Abbaye de Landévennec : fouilles exceptionnelles pour site archéologique hors norme
Publié le 24/03/2025
Les fouilles archéologiques de l'ancienne abbaye de Landévennec ont duré plus de 25 ans. Il faut dire qu'il s'agit d'un site exceptionnel qui couvre tout le Moyen Âge et au-delà. Ronan Pérennec du Centre départemental d'archéologie revient sur ce chantier qui a marqué sa carrière.
Crédit photo : ©Ronan Perennec, Conseil départemental du Finistère
Le site internet du Centre départemental d'archéologie du Finistère
"Un chantier comme ça, quand on en a un, on en a un seul dans sa vie" confie Ronan Pérennec, archéologue médiéviste du Centre départemental d'archéologie du Finistère qui a collaboré avec Annie Bardel (Université de Rennes), sa collègue qui avait commencé à fouiller les ruines de l'ancienne abbaye de Landévennec en 1978. Les fouilles programmées ont été financées par l'Etat, le Département du Finistère, la Région Bretagne, avec l'aide des moines
1300 ans d'histoire monastique dans l'estuaire de l'Aulne
C'est à la charnière des 5ᵉ et 6ᵉ siècles que l'abbaye a été fondée dans l'estuaire de l'Aulne, et le site a été occupé jusqu'en 1789, avec quelques interruptions, quand les Normands ont pillé et brûlé l'abbaye en 913. Les documents historiques sur cet épisode ont permis aux archéologues de dater précisément les traces des saccages qu'ils avaient bel et bien repérées. Les scientifiques ont d'ailleurs constaté que les Normands avaient même rendu un hommage cérémoniel aux moines tués lors des pillages, sans doute par superstition. Même en dehors des destructions malveillantes, les moines rebâtissaient sans cesse leur lieu de vie.
Des vestiges particulièrement bien préservés
L'ancienne abbaye de Landévennec est exceptionnelle par sa longévité et pour la qualité des vestiges qu'elle offre. Notamment la période carolingienne (9ᵉ siècle). Très bien conservés, ces vestiges du haut Moyen Âge ont démontré sans ambiguïté que la Bretagne, loin d'être à part et repliée sur elle-même, appartenait déjà à cette époque à un ensemble culturel d'envergure européenne.
De 1978 aux années 2000, les fouilles modernes de l'abbaye ont donné lieu à de très nombreuses publications, par les archéologues en chef (Annie Bardel et Ronan Pérennec), mais aussi par les très nombreux spécialistes qui sont intervenus au fil des années pour examiner les vestiges : carpologues (graines), archéozoologues (restes d'animaux), dendrochronologues (âge des bois), xylologues (traces d'outils dans les bois), palynologues (pollens), céramologues (poteries), anthracologues (charbon)etc.
Un terrain de fouilles très humide
La conservation des vestiges organiques est en particulier exceptionnelle puisque la zone d'implantation de l'abbaye est très humide.
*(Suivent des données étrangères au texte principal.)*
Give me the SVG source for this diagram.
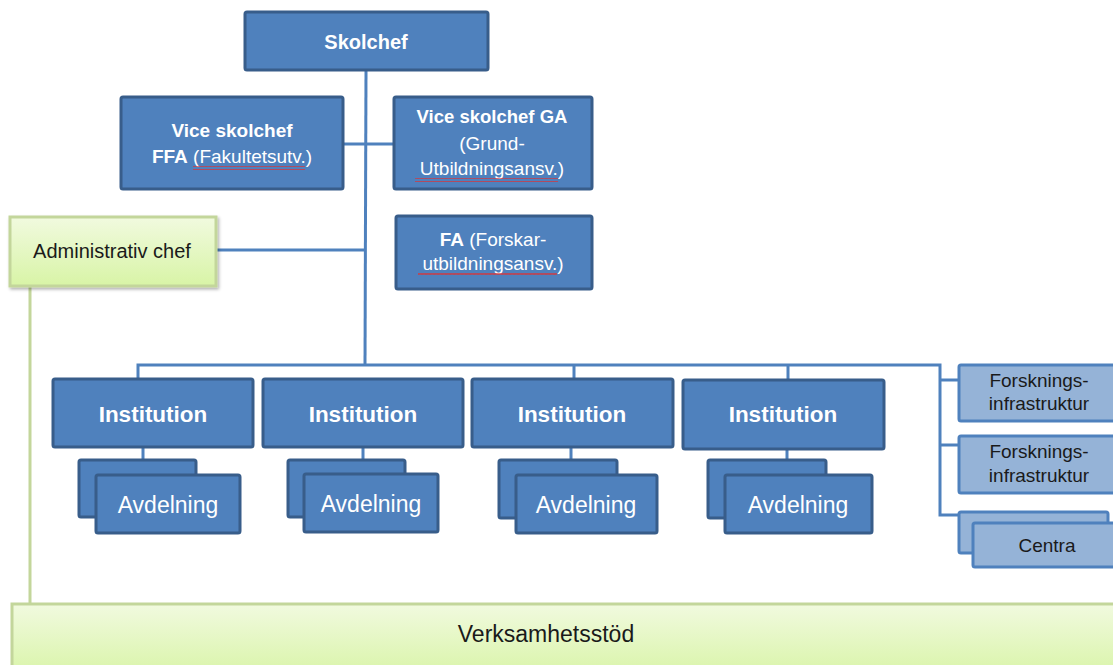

Le sol gorgé d'eau permet de garder les végétaux, les boiseries, les os... mais il rend aussi le travail des archéologues particulièrement pénible (pompes, serpillères, éponges sont requises).
En analysant l'origine de cette saturation en eau, avec l'aide des géomorphologues de l' IUEM, les archéologues ont appris qu'au 11ᵉ siècle et pendant plusieurs années, le climat local avait changé, entraînant inondations à répétition et submersions marines. Les moines s'étaient adaptés, surélevant à plusieurs reprise le sol de l'abbaye.
Il a parfois fallu attendre longtemps, des moyens et des progrès techniques pour analyser certains mobiliers. Ainsi, le sarcophage en bois du 9ᵉ siècle a dû attendre sept ans qu'un appareil à ses dimensions (et à celles de pirogues antiques) soit construit, pour le lyophiliser (injection de résine pour remplacer l'eau qui avait gorgé le bois).
L'autre intérêt du site, c'est la conservation sur place des mobiliers et matériaux découverts lors des fouilles ; une conservatrice — Manon Olive — est chargée de veiller sur le dépôt (semi-enterré) et la collection. Laquelle est régulièrement valorisée par le musée de l'ancienne abbaye de Landévennec au fil de ses expositions. De nouvelles expertises sont éventuellement demandées en fonction des moyens.